NEW ENGLAND PATRIOTS: Ty Law, CB, 1995-2004. Big ol' David Baker is going to rap on Law's door, and my guess is that it happens next year. Law has gotten close in the voting process. After being named a semifinalist three years in a row, Law inched a step closer to being inducted last year. Law picked off 53 passes during his brilliant career, while leading the NFL in that category twice. Throw in six more in the postseason and three Super Bowl rings, and you have a Hall of Fame resume. Not to mention, very few corners in this age of dink-and-dunk-until-you-drop will be retiring with anywhere near 53 picks.
NEW YORK JETS: Joe Klecko, DL, 1977-1987. Klecko is the most deserving of the Jets not in the Hall of Fame. That's quite a compliment, considering defensive end Gerry Philbin and tackle Winston Hill, two top players from the Super Bowl III team, are waiting for their turn with the Seniors Committee. Mark Gastineau, Klecko's partner on the defensive line and the real holder of the sack record, is also waiting. We can argue about the Favre phantom sack. What bears no argument is Klecko's place among the finest defensive linemen of his era. Like Hall of Fame offensive lineman Bruce Matthews, another elite player from the 1980s, Klecko could play any position along the line ... at a high level, too. Klecko not only started at DE, DT and on the nose, he made the Pro Bowl at each position. In 1981, he helped New York get back to the postseason for the first time in 12 years when he collected 20 sacks and a first-team All-Pro nod from his defensive end spot. His second All-Pro honor came as the top NT in football, when his versatility was key in the Jets making the playoffs in 1985. A truly underrated player he was. -- Yoda
OAKLAND RAIDERS: Todd Christensen, TE, 1979-88. After much deliberation, I decided the Raider who should be discussed most fervently for the Hall of Fame is Christensen. Fans of the Silver and Black undoubtedly mouthed "Cliff Branch" in the last sentence. He was indeed special and one of the top eight or nine wide receivers in the 1970s. What sets Christensen apart is that, from 1983 to '86, he was numero uno at his position. While his career catalogue isn't as lengthy or blingy as that of his former teammate, who played 14 years and won three Super Bowl rings, Christensen was a part of two Super Bowl winners and enjoyed a prime that was as prolific as that of any tight end in history. From 1982 to 1987, Christensen averaged 5.2 catches for 65.5 yards and .46 touchdowns per game. Put another way: Over 16 games, that's 83 catches, 1,048 yards and seven touchdowns per year. Those are huge numbers now. And this was in the '80s, when Jimmy Graham would have gotten crushed on those high balls over the middle.

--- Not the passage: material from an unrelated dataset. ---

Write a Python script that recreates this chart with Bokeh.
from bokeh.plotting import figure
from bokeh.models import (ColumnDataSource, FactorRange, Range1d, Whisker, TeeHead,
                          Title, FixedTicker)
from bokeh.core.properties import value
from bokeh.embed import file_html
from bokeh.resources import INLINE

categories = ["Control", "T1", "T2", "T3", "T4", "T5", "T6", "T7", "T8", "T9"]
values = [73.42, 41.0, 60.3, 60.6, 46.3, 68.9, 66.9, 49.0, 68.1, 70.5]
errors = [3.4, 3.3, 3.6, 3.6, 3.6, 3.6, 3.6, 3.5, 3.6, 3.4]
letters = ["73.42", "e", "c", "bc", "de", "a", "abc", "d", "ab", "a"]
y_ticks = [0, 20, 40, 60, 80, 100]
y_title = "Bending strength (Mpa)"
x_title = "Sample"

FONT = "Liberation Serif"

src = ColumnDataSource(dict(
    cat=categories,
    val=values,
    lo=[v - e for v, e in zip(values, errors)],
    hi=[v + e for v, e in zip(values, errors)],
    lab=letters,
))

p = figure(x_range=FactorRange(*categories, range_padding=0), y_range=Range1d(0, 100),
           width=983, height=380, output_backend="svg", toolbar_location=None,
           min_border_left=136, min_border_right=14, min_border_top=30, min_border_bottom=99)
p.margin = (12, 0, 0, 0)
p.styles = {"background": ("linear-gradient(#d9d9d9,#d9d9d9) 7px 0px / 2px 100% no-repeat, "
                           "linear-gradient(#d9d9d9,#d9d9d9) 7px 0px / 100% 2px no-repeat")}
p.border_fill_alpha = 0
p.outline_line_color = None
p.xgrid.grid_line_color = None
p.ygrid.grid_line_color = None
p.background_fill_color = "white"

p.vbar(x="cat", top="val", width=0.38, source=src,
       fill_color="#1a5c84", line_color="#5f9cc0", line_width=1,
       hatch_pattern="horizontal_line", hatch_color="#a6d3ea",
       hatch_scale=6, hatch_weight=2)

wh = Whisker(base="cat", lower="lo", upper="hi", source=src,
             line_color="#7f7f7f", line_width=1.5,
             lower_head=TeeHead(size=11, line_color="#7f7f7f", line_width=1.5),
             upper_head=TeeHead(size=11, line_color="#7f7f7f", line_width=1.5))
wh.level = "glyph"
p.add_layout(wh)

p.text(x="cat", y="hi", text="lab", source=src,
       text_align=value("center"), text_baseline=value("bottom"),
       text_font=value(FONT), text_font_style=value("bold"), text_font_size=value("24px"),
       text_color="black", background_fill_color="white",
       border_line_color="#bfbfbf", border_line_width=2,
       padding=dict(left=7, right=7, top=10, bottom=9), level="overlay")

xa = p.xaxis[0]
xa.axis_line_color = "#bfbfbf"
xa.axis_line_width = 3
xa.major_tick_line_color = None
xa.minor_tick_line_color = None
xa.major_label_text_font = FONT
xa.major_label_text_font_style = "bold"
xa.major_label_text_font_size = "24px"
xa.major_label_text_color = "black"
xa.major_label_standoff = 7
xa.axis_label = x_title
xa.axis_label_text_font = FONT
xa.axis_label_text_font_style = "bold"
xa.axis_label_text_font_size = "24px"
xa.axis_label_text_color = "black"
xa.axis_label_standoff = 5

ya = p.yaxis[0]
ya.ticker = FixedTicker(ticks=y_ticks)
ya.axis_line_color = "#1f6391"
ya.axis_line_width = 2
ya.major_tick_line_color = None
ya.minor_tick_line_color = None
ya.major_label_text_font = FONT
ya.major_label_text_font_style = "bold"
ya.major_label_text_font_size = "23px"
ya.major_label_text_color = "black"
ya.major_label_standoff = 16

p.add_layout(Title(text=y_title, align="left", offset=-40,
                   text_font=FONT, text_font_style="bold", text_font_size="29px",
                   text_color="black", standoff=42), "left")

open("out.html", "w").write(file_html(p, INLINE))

PITTSBURGH STEELERS: Donnie Shell, S, 1974-1987. So many Steelers from the 1970s reside in the Hall of Fame that adding another one seems anticlimactic at best, low hanging fruit at worst. Shell's prime came after Pittsburgh got old, making the playoffs here and there in the '80s but never approaching the dynasty status the Steelers achieved a decade prior. From 1979 through 1984, Shell intercepted an impressive 34 passes, even with the players' strike in '82 that cost every player seven games. Shell was named All-Pro three times during that period, joining Ronnie Lott, Kenny Easley and Deron Cherry as the most well-known safeties of the era. Tony Dungy has been outspoken in his support for Shell's candidacy. The voters' room?

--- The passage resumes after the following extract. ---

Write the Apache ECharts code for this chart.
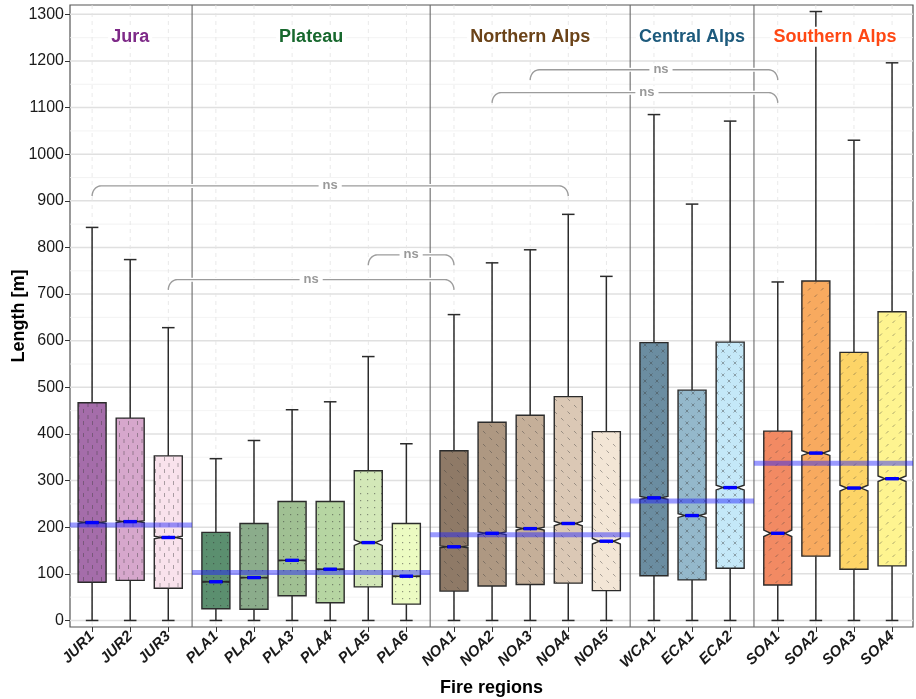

TENNESSEE TITANS: Charley Hennigan, WR, 1960-66. Charley who? I first remember reading about Hennigan when I was a kid, right around the time Art Monk broke the NFL record for receptions in a single season (106) back in 1984. When the former Redskins wideout -- a Hall of Fame wideout -- caught his 102nd pass that season, it beat a mark that had stood for 20 years -- Hennigan's record, to be precise. So many of the great pass catchers of the AFL have been left out in the cold when it comes to post-career honors. This includes Raiders legend Art Powell, Broncos end Lionel Taylor and former Jets flanker (and author) George Sauer Jr. But none of them ever had a year like Hennigan's 1964 campaign for the Houston Oilers, forerunners of the Titans. All he did was catch 101 passes for 1,546 yards, the third-highest total of any receiver pre-1980. Lance Alworth, who is in the Hall of Fame, owns the second-highest figure at 1,602 yards in 1965. No. 1? That man Hennigan again, with a whopping 1,746 yards in 1961. And he did it in only 14 contests, with his yards-per-game total -- 124.7 -- topping Calvin Johnson's average from his record-breaking 2012 campaign.